One such warrior is Shannon Bowling, who graduated with the second Operation Double Eagle class in December 2020. Sargent First Class Bowling, 48, who is originally from Carrollton in west Georgia, had a long military career: four years in the Marines, then 16 more with the Army. He deployed three times, once to Djibouti, a country in East Africa, and twice to Iraq. He returned with no PTSD, he says, but unexpected loud noises bother him. Bowling says his transition to civilian life has been “pretty easy,” because he went back to school as soon as he mustered out in 2016. He works on the golf-course maintenance staff at Reynolds Lake Oconee, the resort mid-way between Atlanta and Augusta.
“Yes sir, Operation Double Eagle led directly to this job,” Bowling says. “So, yes sir, I’d recommend the program to other veterans. Every day. I’m a golfer, and golf course work is very relaxing. You’re hands on, outside, in the elements. … You can be who you are.”
In the afternoons, military vets receive hands on training at The Patch in order to be ready to join the golf workforce after graduating from the program. (Photo courtesy of Operation Double Eagle)
There was another big reason Johnson and the Landscapes guys cooked up this initiative for veterans: the golf industry needs skilled labor, on both the maintenance and the construction sides.
“We build courses all over the world,” Huseman says. “We always have to hire local people, but finding qualified workers is challenging. We always have to train them. Always.
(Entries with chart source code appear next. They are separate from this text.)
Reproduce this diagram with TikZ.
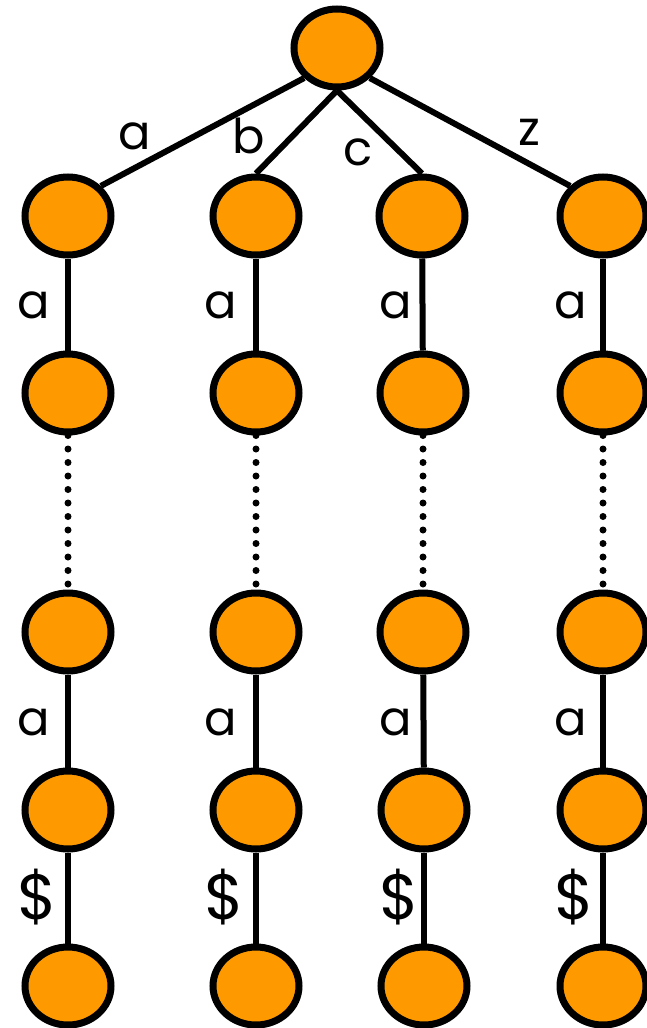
\documentclass[tikz,border=0pt]{standalone}
\usepackage{fontspec}
\setmainfont{Poppins}
\usepackage{tikz}
\usetikzlibrary{shapes.geometric}
\tikzset{vertex/.style = {ellipse, draw, line width=3.5pt, fill=morange,
                          minimum width=43pt, minimum height=39pt, inner sep=0pt},
         edge/.style = {line width=3pt},
         gap/.style = {line width=3.5pt, line cap=round, dash pattern=on 0pt off 6.75pt},
         lbl/.style = {font=\fontsize{24}{28}\selectfont, inner sep=0pt},
         dollar/.style = {font=\fontsize{32}{36}\selectfont, inner sep=0pt}}
\definecolor{morange}{rgb}{1, 0.6, 0}

\begin{document}
\begin{tikzpicture}[x=0.5pt, y=-0.5pt]
    \useasboundingbox (0, 0) rectangle (647, 1028);

    \node [vertex] (r) at (337, 48) {};
    \node [vertex] (a1) at (68, 216) {};  \node [vertex] (a2) at (68, 393) {};
    \node [vertex] (a3) at (68, 632) {};  \node [vertex] (a4) at (68, 810) {};
    \node [vertex] (a5) at (68, 986) {};
    \node [vertex] (b1) at (256, 216) {}; \node [vertex] (b2) at (256, 393) {};
    \node [vertex] (b3) at (256, 632) {}; \node [vertex] (b4) at (256, 810) {};
    \node [vertex] (b5) at (256, 986) {};
    \node [vertex] (c1) at (422, 216) {}; \node [vertex] (c2) at (423, 393) {};
    \node [vertex] (c3) at (423, 632) {}; \node [vertex] (c4) at (424, 810) {};
    \node [vertex] (c5) at (424, 986) {};
    \node [vertex] (z1) at (603, 216) {}; \node [vertex] (z2) at (603, 393) {};
    \node [vertex] (z3) at (603, 632) {}; \node [vertex] (z4) at (603, 810) {};
    \node [vertex] (z5) at (603, 986) {};

    \draw [edge] (r.south west) -- (a1.north east);
    \draw [edge] (r.south) -- (b1.north);
    \draw [edge] (r.south) -- (c1.north);
    \draw [edge] (r.south east) -- (z1.north west);

    \draw [edge] (a1) -- (a2);  \draw [gap] (a2.south) -- (a3.north);
    \draw [edge] (a3) -- (a4);  \draw [edge] (a4) -- (a5);
    \draw [edge] (b1) -- (b2);  \draw [gap] (b2.south) -- (b3.north);
    \draw [edge] (b3) -- (b4);  \draw [edge] (b4) -- (b5);
    \draw [edge] (c1) -- (c2);  \draw [gap] (c2.south) -- (c3.north);
    \draw [edge] (c3) -- (c4);  \draw [edge] (c4) -- (c5);
    \draw [edge] (z1) -- (z2);  \draw [gap] (z2.south) -- (z3.north);
    \draw [edge] (z3) -- (z4);  \draw [edge] (z4) -- (z5);

    \node [lbl] (la) at (135, 136) {a};
    \node [lbl] (lb) at (249, 136) {b};
    \node [lbl] (lc) at (358, 152) {c};
    \node [lbl] (lz) at (529, 132) {z};

    \node [lbl] (la12) at (34, 305) {a};  \node [lbl] (la34) at (34, 722) {a};
    \node [dollar] (la45) at (37, 897) {\$};
    \node [lbl] (lb12) at (221, 305) {a}; \node [lbl] (lb34) at (221, 722) {a};
    \node [dollar] (lb45) at (224, 897) {\$};
    \node [lbl] (lc12) at (396, 305) {a}; \node [lbl] (lc34) at (396, 722) {a};
    \node [dollar] (lc45) at (399, 897) {\$};
    \node [lbl] (lz12) at (571, 305) {a}; \node [lbl] (lz34) at (571, 722) {a};
    \node [dollar] (lz45) at (574, 897) {\$};
  \end{tikzpicture}
\end{document}
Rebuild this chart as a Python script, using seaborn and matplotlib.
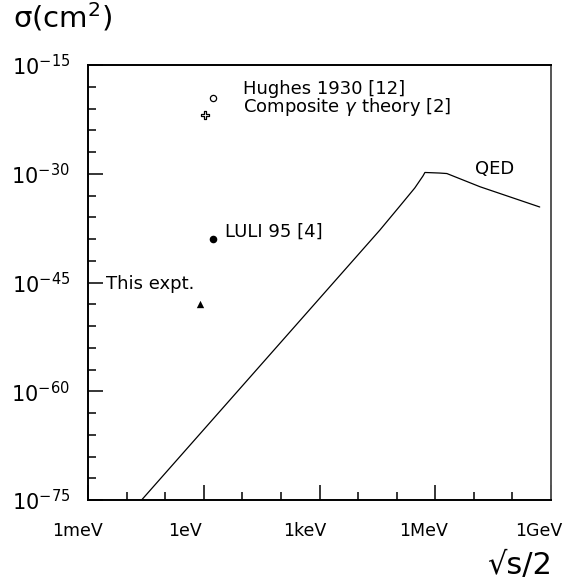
import numpy as np
import pandas as pd
import matplotlib
matplotlib.use("Agg")
import matplotlib.pyplot as plt
import matplotlib.transforms as mtransforms
from matplotlib.ticker import FixedLocator, NullFormatter
import seaborn as sns

# QED photon-photon cross section curve (energy in eV, sigma in cm^2)
qed_energy = [2.45e-2, 3.67e4, 1.21e5, 2.95e5, 4.8e5, 5.4e5, 1.3e6, 2.0e6, 1.45e7, 5.1e8]
qed_sigma = [1e-75, 1.7e-38, 3.5e-35, 1.1e-32, 4.9e-31, 1.5e-30, 1.25e-30, 1.07e-30, 1.6e-32, 2.6e-35]

# experimental / theory points
hughes_e, hughes_s = [1.74], [3.2e-20]
composite_e, composite_s = [1.07], [1.26e-22]
luli_e, luli_s = [1.74], [1.0e-39]
this_e, this_s = [0.8], [1.07e-48]

x_ticks = [1e-3, 1e0, 1e3, 1e6, 1e9]
x_labels = ["1meV", "1eV", "1keV", "1MeV", "1GeV"]
y_ticks = [1e-75, 1e-60, 1e-45, 1e-30, 1e-15]
y_labels = [r"$10^{-75}$", r"$10^{-60}$", r"$10^{-45}$", r"$10^{-30}$", r"$10^{-15}$"]

sns.set_theme(style="white")
plt.rcParams["font.family"] = ["DejaVu Sans"]
plt.rcParams["text.color"] = "black"
plt.rcParams["xtick.color"] = "black"
plt.rcParams["ytick.color"] = "black"

fig = plt.figure(figsize=(5.72, 5.81), dpi=100)
ax = fig.add_axes([88 / 572, 1 - 500 / 581, 463 / 572, 435 / 581])
ax.set_xscale("log")
ax.set_yscale("log")

df = pd.DataFrame({"energy": qed_energy, "sigma": qed_sigma})
sns.lineplot(data=df, x="energy", y="sigma", sort=False, color="black", lw=0.9, ax=ax)

sns.scatterplot(x=hughes_e, y=hughes_s, marker="o", s=20, color="black",
                facecolor="white", edgecolor="black", linewidth=0.9, ax=ax)
sns.scatterplot(x=composite_e, y=composite_s, marker="P", s=38, color="black",
                facecolor="white", edgecolor="black", linewidth=0.9, ax=ax)
sns.scatterplot(x=luli_e, y=luli_s, marker="o", s=30, color="black",
                edgecolor="black", linewidth=0, ax=ax)
sns.scatterplot(x=this_e, y=this_s, marker="^", s=28, color="black",
                edgecolor="black", linewidth=0, ax=ax)

ax.set_xlim(1e-3, 1e9)
ax.set_ylim(1e-75, 1e-15)

ax.xaxis.set_major_locator(FixedLocator(x_ticks))
ax.xaxis.set_minor_locator(FixedLocator([10.0 ** k for k in range(-3, 10) if k % 3]))
ax.xaxis.set_minor_formatter(NullFormatter())
ax.set_xticklabels(x_labels)
ax.yaxis.set_major_locator(FixedLocator(y_ticks))
ax.yaxis.set_minor_locator(FixedLocator([10.0 ** -k for k in range(15, 76, 3) if k % 15]))
ax.yaxis.set_minor_formatter(NullFormatter())
ax.set_yticklabels(y_labels)

ax.tick_params(which="both", direction="in", bottom=True, left=True, top=False, right=False,
               color="black", width=1.1)
ax.tick_params(which="major", length=11)
ax.tick_params(which="minor", length=5.5)
ax.tick_params(axis="x", which="major", pad=15.5, labelsize=12.5)
ax.tick_params(axis="y", which="major", pad=13, labelsize=15)

# labels start a fixed distance left of their tick
shift = mtransforms.ScaledTranslation(-36 / 100, 0, fig.dpi_scale_trans)
for lab in ax.get_xticklabels():
    lab.set_horizontalalignment("left")
    lab.set_transform(lab.get_transform() + shift)

for side in ["left", "bottom", "top"]:
    ax.spines[side].set_color("black")
    ax.spines[side].set_linewidth(1.4)
ax.spines["right"].set_color("#555555")
ax.spines["right"].set_linewidth(1.4)
ax.set_xlabel("")
ax.set_ylabel("")

ax.text(10.4, 1e-19, "Hughes 1930 [12]", fontsize=13, va="baseline", ha="left")
ax.text(10.4, 3.0e-22, "Composite $\\gamma$ theory [2]", fontsize=13, va="baseline", ha="left")
ax.text(3.55, 1.9e-39, "LULI 95 [4]", fontsize=13, va="baseline", ha="left")
ax.text(3.0e-3, 1.26e-46, "This expt.", fontsize=13, va="baseline", ha="left")
ax.text(1.07e7, 9.3e-31, "QED", fontsize=13, va="baseline", ha="left")

fig.text(13 / 572, 1 - 17 / 581, r"σ(cm$^2$)", fontsize=21, va="center", ha="left")
fig.text(552 / 572, 7 / 581, "√s/2", fontsize=22, va="baseline", ha="right")

fig.savefig("out.png", dpi=100)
So doing the right thing—helping ex-military, getting them up to speed, with an opportunity to grow—can help us, too. Win-win.”
Scott Johnson, creator of The Warrior Alliance, says he feels inspired when seeing military vets come through the program. “It had quite an impact on me. Made me think about country and honour, and what they’d sacrificed."
Next year, if all goes well, some Double Eagle grads won’t have to look far from Augusta for employment, because the Warrior Alliance has a contract to re-build Augusta Municipal Golf Course, at no cost to the city. As the course architect, Vincent can’t wait to get started. The 15-year alum of Nicklaus Design went to school across the street from The Patch (at Aquinas High) and learned the game there.
Meanwhile, another group of veterans is learning a new craft at the little par 3 at the Patch.
“We have men from age 25 to the early 60s in this current class,” says Johnson of the Warrior Alliance. “They’ll graduate in mid-May. We’re contacting possible employers for them now while we recruit the next class. We’re just trying to pay back these people who’ve given us so much.”